Merely pledging “cultural change” at the Minnesota State Capitol and hoping the politics will be different is reminiscent of the Scottish proverb "If wishes were horses, beggars would ride." Declarations of good intentions are nice but naive: It is not just about leaders saying they will work together, but instead the state government needs to build new structures and institutions if it truly wishes to change the culture and politics at the Capitol and avoid in the future the problems that defined the 2019 session.
Promises at the start of the session were made by all to play nice and cooperate. Yet it is no surprise that the 2019 Minnesota legislative session ended with another gridlock that went into overtime and accomplished far less than most hoped. It was also eventually a clandestine process where many critical decisions took place in secret. The reason for all this is elementary–fundamentally nothing structural was changed in the process of how the legislature and the governor do their business. The rules and processes for the last generation that have led to special budget sessions 80% of the time, three partial or near governmental shutdowns, and two major State Supreme Court fights were the same one in place this year.
As the cliche goes, insanity is doing the same thing over and over and expecting to get different results. Political insanity is the same–following the same process deployed in the past and expecting different results. Expecting different results this year simply because political leaders wanted it to be different ignores the incentives that have produced the breakdown at the Capitol.
Polarization is a fact of life there now. It is more than a result of partisan attitudes, a result of many forces, including deep-seated party differences over the role government should have. But these attitudes are also reinforced by election rules that produce few swing districts that converge toward center, election rules that augment the power of divergent interest groups, and lobbyist and campaign finance laws that do little to curb the impact of big money. All of these forces create political incentives not to cooperate, no matter what the intentions at the Capitol.

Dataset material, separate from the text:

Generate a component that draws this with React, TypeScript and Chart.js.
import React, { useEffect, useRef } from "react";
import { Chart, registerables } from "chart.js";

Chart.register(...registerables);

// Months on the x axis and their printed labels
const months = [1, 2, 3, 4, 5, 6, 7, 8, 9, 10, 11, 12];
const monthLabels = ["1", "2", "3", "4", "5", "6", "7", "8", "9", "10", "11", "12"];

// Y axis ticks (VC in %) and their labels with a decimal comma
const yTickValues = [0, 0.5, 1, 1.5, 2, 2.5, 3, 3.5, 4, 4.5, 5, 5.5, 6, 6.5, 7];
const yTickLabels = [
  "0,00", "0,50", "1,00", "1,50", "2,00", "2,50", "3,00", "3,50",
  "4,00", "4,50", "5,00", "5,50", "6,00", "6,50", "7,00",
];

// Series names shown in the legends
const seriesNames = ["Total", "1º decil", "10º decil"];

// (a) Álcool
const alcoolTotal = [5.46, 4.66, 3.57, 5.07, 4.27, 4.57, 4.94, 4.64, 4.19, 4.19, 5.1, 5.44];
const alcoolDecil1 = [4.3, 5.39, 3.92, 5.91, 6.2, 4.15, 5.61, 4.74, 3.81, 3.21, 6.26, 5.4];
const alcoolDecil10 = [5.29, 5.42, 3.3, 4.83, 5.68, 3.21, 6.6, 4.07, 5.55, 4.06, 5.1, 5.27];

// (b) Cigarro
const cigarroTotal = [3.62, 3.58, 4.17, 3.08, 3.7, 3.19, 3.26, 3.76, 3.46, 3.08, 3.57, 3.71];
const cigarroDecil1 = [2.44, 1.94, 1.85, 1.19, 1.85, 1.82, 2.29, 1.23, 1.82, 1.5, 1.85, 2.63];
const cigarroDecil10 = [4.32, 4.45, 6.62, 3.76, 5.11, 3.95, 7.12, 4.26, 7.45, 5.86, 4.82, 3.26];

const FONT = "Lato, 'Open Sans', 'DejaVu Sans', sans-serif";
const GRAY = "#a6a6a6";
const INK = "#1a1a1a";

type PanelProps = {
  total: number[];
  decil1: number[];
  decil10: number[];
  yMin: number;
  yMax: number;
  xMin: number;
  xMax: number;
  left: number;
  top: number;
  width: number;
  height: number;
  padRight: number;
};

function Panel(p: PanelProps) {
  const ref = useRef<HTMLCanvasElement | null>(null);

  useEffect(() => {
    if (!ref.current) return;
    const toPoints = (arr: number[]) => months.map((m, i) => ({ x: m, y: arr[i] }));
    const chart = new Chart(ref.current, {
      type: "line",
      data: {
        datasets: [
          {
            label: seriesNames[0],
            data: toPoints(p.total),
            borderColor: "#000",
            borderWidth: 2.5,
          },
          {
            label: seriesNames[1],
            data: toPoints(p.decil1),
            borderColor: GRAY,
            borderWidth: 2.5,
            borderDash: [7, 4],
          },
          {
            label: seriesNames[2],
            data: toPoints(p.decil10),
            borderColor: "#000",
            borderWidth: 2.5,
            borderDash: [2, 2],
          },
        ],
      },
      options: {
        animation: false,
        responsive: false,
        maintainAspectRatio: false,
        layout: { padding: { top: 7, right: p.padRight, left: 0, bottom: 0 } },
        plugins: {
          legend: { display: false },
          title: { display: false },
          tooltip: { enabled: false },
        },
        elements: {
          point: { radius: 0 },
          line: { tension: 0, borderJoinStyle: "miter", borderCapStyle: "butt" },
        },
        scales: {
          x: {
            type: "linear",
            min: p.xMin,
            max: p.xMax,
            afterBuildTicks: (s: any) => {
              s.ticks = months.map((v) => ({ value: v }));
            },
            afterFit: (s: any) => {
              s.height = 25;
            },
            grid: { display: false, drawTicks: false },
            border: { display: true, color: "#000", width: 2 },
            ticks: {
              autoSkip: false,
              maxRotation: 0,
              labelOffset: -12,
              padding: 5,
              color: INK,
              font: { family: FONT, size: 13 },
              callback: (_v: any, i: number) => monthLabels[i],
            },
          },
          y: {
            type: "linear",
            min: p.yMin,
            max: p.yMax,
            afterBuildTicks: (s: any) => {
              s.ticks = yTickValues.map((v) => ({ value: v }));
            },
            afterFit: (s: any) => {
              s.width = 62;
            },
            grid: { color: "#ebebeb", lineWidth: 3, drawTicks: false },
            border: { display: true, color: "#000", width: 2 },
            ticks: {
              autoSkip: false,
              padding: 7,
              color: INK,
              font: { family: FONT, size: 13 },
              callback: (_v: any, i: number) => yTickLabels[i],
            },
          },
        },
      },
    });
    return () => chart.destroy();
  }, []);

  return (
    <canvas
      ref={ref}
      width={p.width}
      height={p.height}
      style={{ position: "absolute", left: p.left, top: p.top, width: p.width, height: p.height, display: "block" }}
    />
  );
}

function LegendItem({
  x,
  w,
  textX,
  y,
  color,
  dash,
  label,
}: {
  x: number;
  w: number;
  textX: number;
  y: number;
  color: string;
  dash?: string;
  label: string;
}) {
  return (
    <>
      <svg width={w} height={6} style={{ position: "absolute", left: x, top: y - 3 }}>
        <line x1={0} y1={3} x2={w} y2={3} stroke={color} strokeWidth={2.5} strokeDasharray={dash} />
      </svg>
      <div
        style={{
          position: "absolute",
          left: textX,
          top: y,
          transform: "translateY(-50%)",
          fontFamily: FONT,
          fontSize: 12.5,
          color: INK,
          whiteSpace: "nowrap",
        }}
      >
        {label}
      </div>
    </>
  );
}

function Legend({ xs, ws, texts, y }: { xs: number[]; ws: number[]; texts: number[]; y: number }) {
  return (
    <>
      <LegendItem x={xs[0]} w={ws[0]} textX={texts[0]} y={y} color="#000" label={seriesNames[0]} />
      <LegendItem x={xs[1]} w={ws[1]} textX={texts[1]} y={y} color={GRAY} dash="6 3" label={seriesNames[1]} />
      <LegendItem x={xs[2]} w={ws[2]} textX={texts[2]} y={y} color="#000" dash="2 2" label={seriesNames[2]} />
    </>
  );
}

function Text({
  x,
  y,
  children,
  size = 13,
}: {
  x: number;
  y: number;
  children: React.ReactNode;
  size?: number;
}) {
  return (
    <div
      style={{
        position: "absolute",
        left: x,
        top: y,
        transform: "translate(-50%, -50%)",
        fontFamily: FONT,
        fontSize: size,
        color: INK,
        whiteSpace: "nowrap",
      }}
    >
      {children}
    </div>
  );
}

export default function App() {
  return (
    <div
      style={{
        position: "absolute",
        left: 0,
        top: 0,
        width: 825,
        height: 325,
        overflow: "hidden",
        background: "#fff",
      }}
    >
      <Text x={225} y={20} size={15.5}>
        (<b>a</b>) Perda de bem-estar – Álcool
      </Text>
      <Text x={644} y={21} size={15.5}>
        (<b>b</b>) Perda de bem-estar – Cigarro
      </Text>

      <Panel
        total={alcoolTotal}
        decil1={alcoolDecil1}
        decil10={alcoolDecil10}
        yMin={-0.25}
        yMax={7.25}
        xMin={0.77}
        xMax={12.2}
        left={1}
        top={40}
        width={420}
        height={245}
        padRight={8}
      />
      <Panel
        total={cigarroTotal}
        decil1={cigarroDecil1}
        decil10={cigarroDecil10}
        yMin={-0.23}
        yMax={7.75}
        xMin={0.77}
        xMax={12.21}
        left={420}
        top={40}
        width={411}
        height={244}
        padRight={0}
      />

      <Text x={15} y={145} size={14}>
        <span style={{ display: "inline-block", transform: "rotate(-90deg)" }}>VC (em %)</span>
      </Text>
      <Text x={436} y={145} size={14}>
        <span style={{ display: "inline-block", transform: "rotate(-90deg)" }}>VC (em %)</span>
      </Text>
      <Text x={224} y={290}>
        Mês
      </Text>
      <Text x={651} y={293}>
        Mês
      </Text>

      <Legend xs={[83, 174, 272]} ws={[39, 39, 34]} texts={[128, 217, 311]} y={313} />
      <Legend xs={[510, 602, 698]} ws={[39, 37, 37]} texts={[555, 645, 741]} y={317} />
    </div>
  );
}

But in addition, the rules for doing business at the Capitol may be broken. There is perhaps too much work and too little time to do a near $50 billion budget under constitutional rules established decades ago. The budget process does not work, the legislature flouts the single-subject and germaneness rules (and the State Supreme Court gives them a pass), and the most basic requisites of a democracy–respect for openness and transparency–are ignored.
Minnesota politics needs to be fixed, but somewhere in the last generation the appetite for reform died. Back in the early 1990s Minnesota was a national leader in campaign finance reform, open government, lobbyist disclosure, and other innovations that gave the state high marks for it government. But since then the state has done little, now meriting near failing grades from the Center for Public Integrity. The state rested on its laurels, letting others surpass Minnesota in critical areas. Fundamentally, there has not been a major piece of political or campaign reform adopted in Minnesota in over a generation. The state is no longer a cradle for innovative good government. Politics has changed in Minnesota, but the basic governing processes and institutions have not.
That is why it is not a surprise nothing changed this year in Minnesota. Instead of opting for political reform of the process, use partisanship and gridlock as a strategic tool to campaign on in the next election. “Political reform” is beating up the other party, seeking single-party dominance where one can move an agenda without serious opposition.
This year there were pledges of cultural change, but no legislative proposals to enable that. No legislator seems interested in political reform anymore. Cultural change necessitates institutional change; alter the rules regarding how the process operates and you will create the incentives and capabilities to change the results.
So if the legislature and the governor really want cultural change, they need to consider rules changes and institutional reform. What might these reforms be? Here is a list of possibilities, some big and small, that need to be considered as either constitutional, statutory, or joint chamber reforms.
Change the budget process. This includes timing of fiscal forecasts, when budget targets are set, and perhaps creating joint House-Senate committees to expedite decisions. Also, change the law tht allows inflation to count for state revenues but not obligations when making the budget and fiscal forecasts. Among the worst feature of Minnesota politics is budgetary dishonesty.
Adopt a permanent automatic continuing resolution law that would guarantee state funding at current levels plus inflation if no budget is adopted on time.
Serious adherence to the single-subject and germaneness rules.
Apply the rules of open meeting laws to all activities of the legislature. This would require all conference committees, budget negotiations, and legislation to be done in public. The current closed door negotiations undermined the ability of legislators, especially new ones, to learn policy and negotiation skills, thereby undermining the development of new leadership.
Rethink campaign finance rules, including limits on special interest money contributions to the parties and legislative caucuses.
Strengthening of the public financing for campaigns.
Increase lobbyist disclosure rules so we know what legislators they are talking to and about what.
Creation of a non-partisan redistricting commission to draw legislative districts.
Replacement of current single-member, first-past-the-post election districts with multi-member ones selected with ranked choice voting.
Consider a constitutional convention to undertake a more comprehensive review of the structures of state government (the last major constitutional reforms were in the 1970s). Many states have changed their constitution more than one since statehood. Minnesota more or less has the same one in place from 1857.
Certainly these are not the sum of possible political reforms the state should consider, but the important point is that real political reform needs to go back on to the legislative agenda. Maybe the ugly 2019 session will the catalyst for that.